If fighting went on continuously somewhere or other on the extended frontiers of the great Empire, peace reigned within its vast domains.  A system of roads, for the most part passable all the year round, united the capitals with the extremities, from Britain and Spain on the west to the Euphrates on the east.  The Mediterranean had been cleared of pirates, and lines of vessels united the great cities on its shores.  Travelling, whether for business, health or pleasure, was possible under the Empire with a certainty and a safety unknown in after centuries until the introduction of steam.  It was facilitated by a common language, a coinage universally valid, and the protection of the same laws.  Men could start from the Euphrates and travel onwards to Spain using one lingua-franca everywhere understood.  Greek could be heard in the streets of every commercial town — in Rome, Marseilles, Cadiz and Bordeaux, on the banks of the Nile, of the Orontes and of the Tigris.

With all these things to favour it, the movements of peoples within the Empire had become incalculably great, and all the larger cities were cosmopolitan.  Families from all lands, of differing religions and social habits, dwelt within the same walls.  National, social, intellectual and religious differences faded insensibly.  Thinking became eclectic as it had never been before.

This growing community in habit of thought and even of religious belief was fed by something peculiar to the times.  The soldier of many lands, the travelled trader, the tourist in search of pleasure, and the invalid wandering in quest of health were common then as now.  But a special characteristic of the end of the third and the beginning of the fourth century was the widely wandering student, the teacher far from the land of his birth, and the itinerant preacher of new religions.

The empire was well provided with what we should now call universities.  Rome, Milan and Cremona were seats of higher learning for Italy; Marseilles, Bordeaux and Autun for Gaul; Carthage for North Africa; Athens and Apollonia for Greece; Tarsus for Cilicia; Smyrna for Asia; Beyrout and Antioch for Syria; and Alexandria for Egypt.  The number of foreign students to be found at each was remarkable.  Young Romans enrolled themselves at Marseilles and Bordeaux.  Greeks crossed the seas to attend lectures at Antioch, and found as their neighbours men from Assyria, Phoenicia and Egypt.  At Alexandria the number of students from distant parts of the Empire exceeded largely those from the neighbourhood.  At Athens, whose schools were the most famous in the beginning of the fourth century, the crowds of Barbarians (for so the citizens called those foreign students) were so great that it was said that their presence threatened to spoil the purity of the language.  Everywhere, in that age of wandering, the student seemed to prefer to study far from home and to flit from one place of learning to another.

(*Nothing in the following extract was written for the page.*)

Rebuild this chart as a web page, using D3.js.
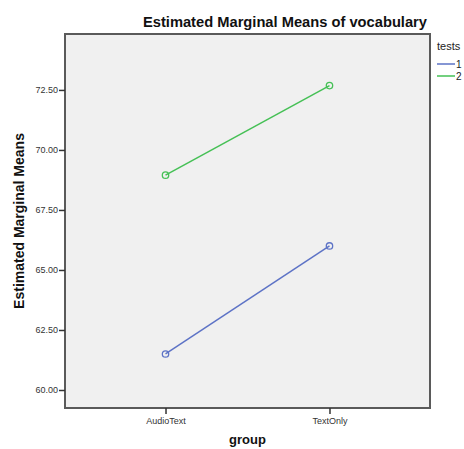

Nor were the professors much different.  They commonly taught far from their native land.  Even at Athens it became increasingly rare to find a teacher who belonged by birth to Greece.  They too travelled from one university seat to another.  Lucian, Philostratus, Apuleius, all who portray the age and the class, describe their wanderings.

Missionaries of new cults went about in the same way.  Bands of itinerant devotees, the prophets and priests of Syrian, Persian, possibly of Hindu cults, passed along the great Roman roads.  Solitary preachers of Oriental faiths, with all the fire of missionary enthusiasm, tramped from town to town, drawn by an irresistible impulse to Rome, the centre of power, the protectress of the religions of her myriad subjects, the tribune from which, if a speaker could only ascend it, he might address the world.  The end of the third and the beginning of the fourth century was an age of religious excitements, of curiosity about strange faiths, when all who had something new to teach about the secrets of the soul and of the universe, hawked their theories as traders their merchandise.